At the height of the Iran Hostage crisis in 1979, the film follows Babak as he embarks on a trip to meet his fiancé Katie’s parents in rural Iowa. When his fiancé’s father does not welcome him, this calls into question not only Babak and Katie’s relationship but Babak’s future. Played expertly by first-generation Iranian immigrant and award-winning actor Behtash Fazlali, Babak confronts the harsh realities of what it means to be an Iranian immigrant in a patriotic post-Vietnam North America, after leaving a homeland where a brutal Islamic regime has risen to power.

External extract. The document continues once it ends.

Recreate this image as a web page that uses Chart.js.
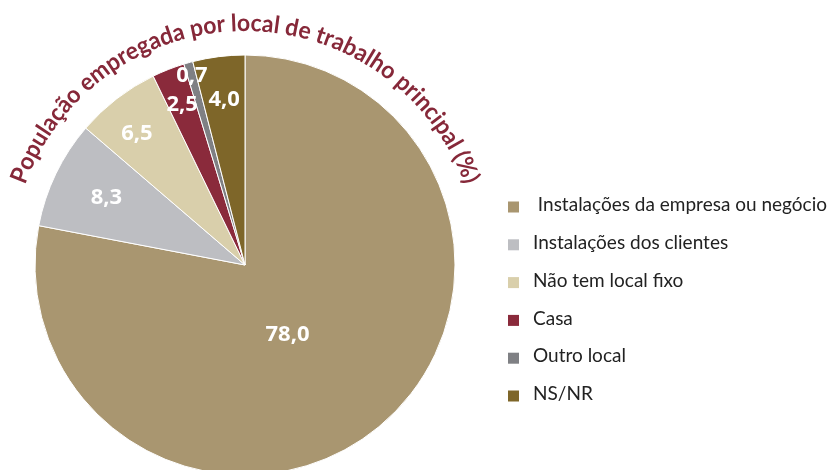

Motherland is shot on 16mm film to replicate the era authentically and costumes were based on photographs of the Mozaffari’s parents. “MOTHERLAND is my most personal film to date, chronicling an Iranian immigrant’s journey for acceptance and search for ‘home’ during the height of the 1979 Iran Hostage Crisis,” said writer and director Mozaffari. “The film is inspired by the story of my father, an immigrant from Tehran, who married my mother (a Canadian) in the shadow of the hostage crisis. My mother’s parents wouldn’t speak to my mother for two years after they found out she was marrying an Iranian. I wanted to use this true life ‘meet-the-parents’ story as a way to uncover a part of history that has largely been forgotten.”